# Information shown start

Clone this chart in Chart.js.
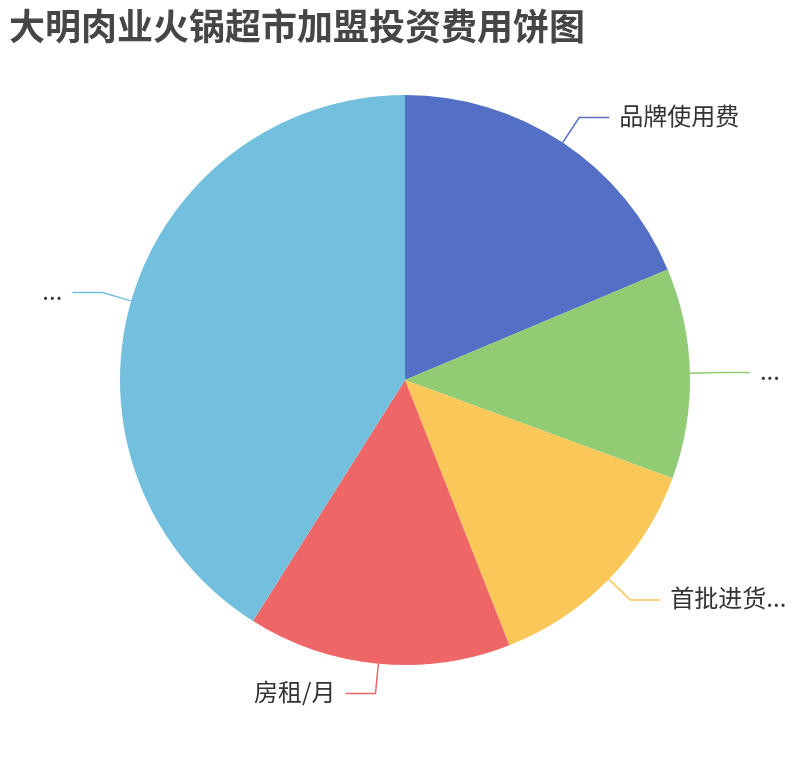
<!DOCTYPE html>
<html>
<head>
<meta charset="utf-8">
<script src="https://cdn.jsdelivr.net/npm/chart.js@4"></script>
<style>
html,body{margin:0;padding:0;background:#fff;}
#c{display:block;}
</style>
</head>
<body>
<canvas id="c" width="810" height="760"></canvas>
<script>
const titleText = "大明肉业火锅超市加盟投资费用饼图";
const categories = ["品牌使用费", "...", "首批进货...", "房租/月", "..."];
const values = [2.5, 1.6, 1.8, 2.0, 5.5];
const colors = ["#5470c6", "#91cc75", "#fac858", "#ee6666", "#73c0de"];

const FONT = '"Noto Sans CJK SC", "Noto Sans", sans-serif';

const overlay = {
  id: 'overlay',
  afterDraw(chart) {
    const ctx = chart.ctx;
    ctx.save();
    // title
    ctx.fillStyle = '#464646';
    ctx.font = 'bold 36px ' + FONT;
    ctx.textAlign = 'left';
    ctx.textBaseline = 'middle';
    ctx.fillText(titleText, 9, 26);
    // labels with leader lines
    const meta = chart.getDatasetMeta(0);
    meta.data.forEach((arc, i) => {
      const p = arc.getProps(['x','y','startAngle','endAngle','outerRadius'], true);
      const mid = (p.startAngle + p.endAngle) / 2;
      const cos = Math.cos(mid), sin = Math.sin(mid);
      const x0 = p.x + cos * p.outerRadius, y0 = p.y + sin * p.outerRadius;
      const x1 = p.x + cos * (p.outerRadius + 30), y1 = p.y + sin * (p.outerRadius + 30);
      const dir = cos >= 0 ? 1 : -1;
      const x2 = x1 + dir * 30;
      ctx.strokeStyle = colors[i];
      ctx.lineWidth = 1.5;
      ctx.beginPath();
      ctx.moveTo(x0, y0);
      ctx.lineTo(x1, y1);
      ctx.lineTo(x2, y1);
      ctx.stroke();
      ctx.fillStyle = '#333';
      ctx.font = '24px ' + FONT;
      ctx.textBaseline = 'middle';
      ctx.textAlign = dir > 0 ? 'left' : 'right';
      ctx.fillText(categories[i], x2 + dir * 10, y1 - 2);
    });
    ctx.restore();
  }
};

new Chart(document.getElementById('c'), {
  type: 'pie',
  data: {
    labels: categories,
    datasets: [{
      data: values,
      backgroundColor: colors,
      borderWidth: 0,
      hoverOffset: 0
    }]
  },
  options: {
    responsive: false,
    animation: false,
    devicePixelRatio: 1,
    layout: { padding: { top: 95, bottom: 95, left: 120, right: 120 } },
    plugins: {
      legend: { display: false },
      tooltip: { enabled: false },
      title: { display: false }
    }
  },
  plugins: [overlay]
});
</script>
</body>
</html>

# Information shown end
# Information shown start

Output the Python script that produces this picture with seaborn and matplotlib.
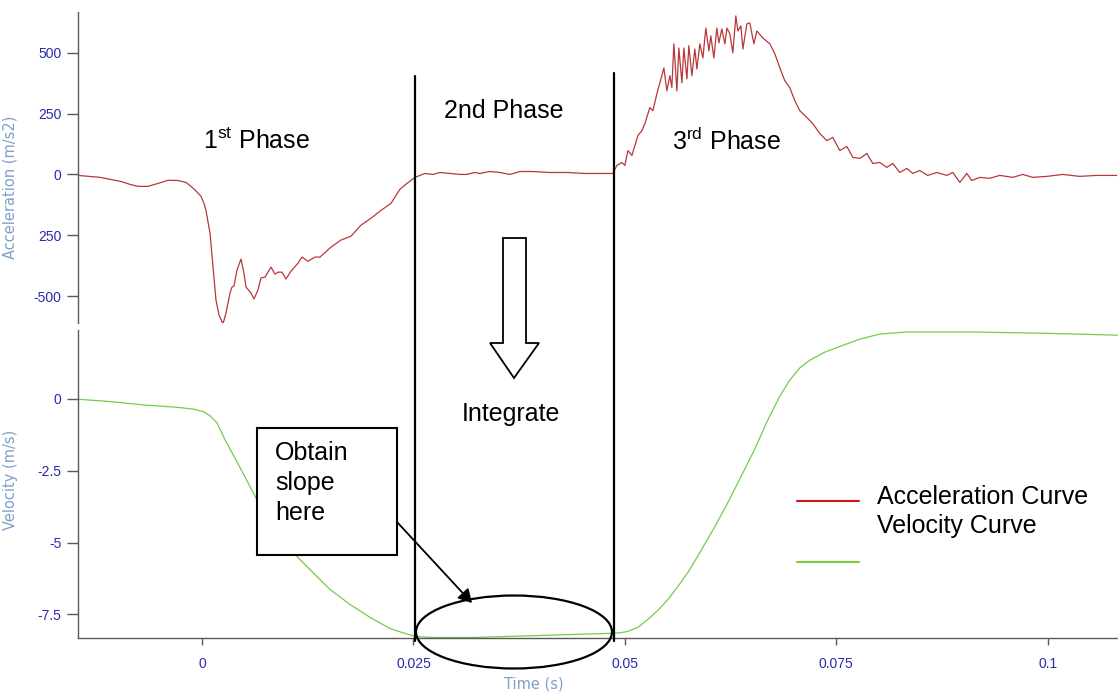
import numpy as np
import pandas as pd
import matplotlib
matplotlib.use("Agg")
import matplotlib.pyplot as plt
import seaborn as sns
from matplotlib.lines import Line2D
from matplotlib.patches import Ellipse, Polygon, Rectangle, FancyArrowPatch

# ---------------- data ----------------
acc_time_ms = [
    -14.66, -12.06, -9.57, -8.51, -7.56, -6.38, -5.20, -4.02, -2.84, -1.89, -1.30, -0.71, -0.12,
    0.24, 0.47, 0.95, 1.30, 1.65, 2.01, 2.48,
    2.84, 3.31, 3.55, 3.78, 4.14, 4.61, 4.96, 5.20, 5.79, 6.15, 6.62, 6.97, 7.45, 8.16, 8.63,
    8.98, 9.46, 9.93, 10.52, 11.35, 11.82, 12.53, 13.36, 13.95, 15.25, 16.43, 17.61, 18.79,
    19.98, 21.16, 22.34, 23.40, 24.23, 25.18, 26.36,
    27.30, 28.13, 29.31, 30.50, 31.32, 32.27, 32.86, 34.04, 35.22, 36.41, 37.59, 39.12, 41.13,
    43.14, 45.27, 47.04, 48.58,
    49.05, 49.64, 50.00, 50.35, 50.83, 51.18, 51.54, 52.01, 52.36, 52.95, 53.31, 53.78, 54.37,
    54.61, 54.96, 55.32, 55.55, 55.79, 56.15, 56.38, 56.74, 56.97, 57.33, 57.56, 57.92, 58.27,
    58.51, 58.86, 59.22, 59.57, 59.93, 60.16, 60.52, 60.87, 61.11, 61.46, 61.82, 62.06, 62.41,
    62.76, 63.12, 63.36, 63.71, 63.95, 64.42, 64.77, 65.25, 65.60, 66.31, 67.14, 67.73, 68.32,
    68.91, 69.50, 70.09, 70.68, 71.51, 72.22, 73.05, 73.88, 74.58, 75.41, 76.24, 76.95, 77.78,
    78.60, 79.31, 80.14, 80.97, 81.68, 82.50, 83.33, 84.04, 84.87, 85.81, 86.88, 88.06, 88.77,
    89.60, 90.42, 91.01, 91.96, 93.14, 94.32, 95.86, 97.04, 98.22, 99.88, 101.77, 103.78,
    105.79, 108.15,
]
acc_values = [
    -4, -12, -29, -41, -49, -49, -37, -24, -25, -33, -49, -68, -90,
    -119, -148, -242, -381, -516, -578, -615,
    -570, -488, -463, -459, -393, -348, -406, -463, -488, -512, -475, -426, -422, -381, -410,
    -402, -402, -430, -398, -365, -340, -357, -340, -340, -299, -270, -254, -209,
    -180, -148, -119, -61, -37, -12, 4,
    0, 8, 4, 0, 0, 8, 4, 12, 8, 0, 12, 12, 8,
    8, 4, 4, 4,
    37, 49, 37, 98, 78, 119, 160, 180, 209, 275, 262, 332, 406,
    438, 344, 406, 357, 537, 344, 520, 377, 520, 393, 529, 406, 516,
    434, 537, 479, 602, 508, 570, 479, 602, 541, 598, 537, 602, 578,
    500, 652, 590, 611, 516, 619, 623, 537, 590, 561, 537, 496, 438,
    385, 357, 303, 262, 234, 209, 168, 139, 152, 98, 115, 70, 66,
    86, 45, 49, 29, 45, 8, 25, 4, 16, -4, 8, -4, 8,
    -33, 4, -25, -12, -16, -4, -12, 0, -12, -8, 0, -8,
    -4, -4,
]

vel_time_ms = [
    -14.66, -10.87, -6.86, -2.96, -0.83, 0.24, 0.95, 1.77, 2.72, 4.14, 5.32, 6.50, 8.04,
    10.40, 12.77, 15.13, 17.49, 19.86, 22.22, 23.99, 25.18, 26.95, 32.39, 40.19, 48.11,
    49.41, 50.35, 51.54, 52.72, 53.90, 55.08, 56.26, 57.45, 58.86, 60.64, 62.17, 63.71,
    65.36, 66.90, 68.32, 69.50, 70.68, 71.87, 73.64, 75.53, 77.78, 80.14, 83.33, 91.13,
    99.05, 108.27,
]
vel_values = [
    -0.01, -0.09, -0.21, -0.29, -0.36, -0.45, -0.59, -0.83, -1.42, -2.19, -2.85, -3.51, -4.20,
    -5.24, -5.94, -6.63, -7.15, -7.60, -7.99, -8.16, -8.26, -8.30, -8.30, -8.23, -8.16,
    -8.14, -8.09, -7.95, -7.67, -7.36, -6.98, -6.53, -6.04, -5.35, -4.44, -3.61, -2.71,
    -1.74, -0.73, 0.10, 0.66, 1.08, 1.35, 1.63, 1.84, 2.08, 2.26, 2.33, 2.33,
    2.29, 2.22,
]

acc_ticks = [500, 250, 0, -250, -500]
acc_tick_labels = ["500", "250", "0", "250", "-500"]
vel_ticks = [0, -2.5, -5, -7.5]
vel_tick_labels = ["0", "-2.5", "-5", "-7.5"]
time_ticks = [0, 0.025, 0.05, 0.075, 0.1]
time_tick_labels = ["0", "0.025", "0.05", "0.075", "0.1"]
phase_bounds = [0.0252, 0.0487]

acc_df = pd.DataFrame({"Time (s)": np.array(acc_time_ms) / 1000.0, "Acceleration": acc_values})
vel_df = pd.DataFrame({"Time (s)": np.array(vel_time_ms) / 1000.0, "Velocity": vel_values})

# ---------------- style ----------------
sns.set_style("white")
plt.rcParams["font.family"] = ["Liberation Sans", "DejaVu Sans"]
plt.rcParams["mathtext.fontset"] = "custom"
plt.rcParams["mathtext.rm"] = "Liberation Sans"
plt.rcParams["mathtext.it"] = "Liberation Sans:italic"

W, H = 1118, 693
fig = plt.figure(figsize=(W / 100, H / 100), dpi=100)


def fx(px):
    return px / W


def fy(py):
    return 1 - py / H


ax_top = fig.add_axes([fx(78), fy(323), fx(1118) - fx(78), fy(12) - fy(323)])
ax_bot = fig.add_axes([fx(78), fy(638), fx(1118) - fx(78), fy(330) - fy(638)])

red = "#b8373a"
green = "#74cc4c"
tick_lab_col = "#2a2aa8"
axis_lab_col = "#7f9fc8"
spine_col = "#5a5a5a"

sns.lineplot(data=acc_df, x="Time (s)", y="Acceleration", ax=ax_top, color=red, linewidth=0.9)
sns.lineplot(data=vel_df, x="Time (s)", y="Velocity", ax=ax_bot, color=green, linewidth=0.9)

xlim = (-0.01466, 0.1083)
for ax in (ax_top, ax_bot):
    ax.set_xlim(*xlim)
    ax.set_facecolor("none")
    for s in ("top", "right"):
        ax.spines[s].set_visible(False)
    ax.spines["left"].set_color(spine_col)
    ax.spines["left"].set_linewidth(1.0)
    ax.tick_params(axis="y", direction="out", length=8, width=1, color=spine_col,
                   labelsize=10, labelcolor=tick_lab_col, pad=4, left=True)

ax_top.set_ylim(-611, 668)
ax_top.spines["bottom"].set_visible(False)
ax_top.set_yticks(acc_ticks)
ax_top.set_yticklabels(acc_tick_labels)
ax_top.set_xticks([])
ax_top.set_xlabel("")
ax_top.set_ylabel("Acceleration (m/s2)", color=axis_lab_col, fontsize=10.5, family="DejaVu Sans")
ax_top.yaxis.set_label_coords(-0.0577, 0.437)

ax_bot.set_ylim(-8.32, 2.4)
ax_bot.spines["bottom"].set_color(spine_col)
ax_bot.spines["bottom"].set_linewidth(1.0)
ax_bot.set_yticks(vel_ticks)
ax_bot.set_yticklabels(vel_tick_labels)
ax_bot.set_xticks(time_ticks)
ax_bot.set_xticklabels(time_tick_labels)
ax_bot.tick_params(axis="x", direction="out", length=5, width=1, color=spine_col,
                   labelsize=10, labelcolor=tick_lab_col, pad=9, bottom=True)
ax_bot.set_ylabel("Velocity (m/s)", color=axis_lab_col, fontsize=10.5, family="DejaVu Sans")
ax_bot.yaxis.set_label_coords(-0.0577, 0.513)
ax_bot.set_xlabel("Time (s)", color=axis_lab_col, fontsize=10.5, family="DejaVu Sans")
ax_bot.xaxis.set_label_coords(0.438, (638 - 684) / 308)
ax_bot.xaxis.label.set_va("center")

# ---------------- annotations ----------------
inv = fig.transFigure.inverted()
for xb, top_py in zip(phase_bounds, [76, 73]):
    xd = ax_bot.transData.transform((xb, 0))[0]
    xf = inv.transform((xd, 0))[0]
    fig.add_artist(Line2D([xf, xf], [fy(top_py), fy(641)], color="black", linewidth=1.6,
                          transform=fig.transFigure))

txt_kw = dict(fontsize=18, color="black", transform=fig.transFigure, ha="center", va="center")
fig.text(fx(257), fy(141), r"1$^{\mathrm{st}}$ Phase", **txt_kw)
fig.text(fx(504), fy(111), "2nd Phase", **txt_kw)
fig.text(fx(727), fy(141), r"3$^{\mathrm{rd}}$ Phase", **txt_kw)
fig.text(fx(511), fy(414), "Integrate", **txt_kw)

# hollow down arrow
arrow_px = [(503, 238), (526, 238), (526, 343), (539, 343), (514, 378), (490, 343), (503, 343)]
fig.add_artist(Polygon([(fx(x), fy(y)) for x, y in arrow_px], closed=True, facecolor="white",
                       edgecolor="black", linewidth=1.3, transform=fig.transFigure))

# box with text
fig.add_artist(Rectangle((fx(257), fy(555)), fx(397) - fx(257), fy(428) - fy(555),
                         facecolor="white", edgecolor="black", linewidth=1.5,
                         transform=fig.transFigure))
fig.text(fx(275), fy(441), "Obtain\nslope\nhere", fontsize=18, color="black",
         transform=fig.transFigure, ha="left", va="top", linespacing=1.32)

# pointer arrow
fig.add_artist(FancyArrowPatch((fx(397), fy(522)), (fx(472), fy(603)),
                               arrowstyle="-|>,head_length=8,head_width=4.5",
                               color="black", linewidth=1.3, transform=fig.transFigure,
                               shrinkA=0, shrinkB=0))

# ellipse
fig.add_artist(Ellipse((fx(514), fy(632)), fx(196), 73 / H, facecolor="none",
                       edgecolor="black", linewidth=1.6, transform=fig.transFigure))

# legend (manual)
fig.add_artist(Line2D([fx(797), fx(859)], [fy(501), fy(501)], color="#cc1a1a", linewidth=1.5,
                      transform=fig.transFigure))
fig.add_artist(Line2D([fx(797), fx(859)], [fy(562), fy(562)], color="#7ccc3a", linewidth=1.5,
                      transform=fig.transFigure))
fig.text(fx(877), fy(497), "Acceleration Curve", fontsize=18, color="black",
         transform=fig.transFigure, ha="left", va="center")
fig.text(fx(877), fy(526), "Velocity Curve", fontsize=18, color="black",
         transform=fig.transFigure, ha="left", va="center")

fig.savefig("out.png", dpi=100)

# Information shown end

__Task description__.
Copy only the lines above from the one containing "Output the Python" through the one containing "from matplotlib.patches import", both included. Leave out the pictures.

__Worked answer__.
Output the Python script that produces this picture with seaborn and matplotlib.
import numpy as np
import pandas as pd
import matplotlib
matplotlib.use("Agg")
import matplotlib.pyplot as plt
import seaborn as sns
from matplotlib.lines import Line2D
from matplotlib.patches import Ellipse, Polygon, Rectangle, FancyArrowPatch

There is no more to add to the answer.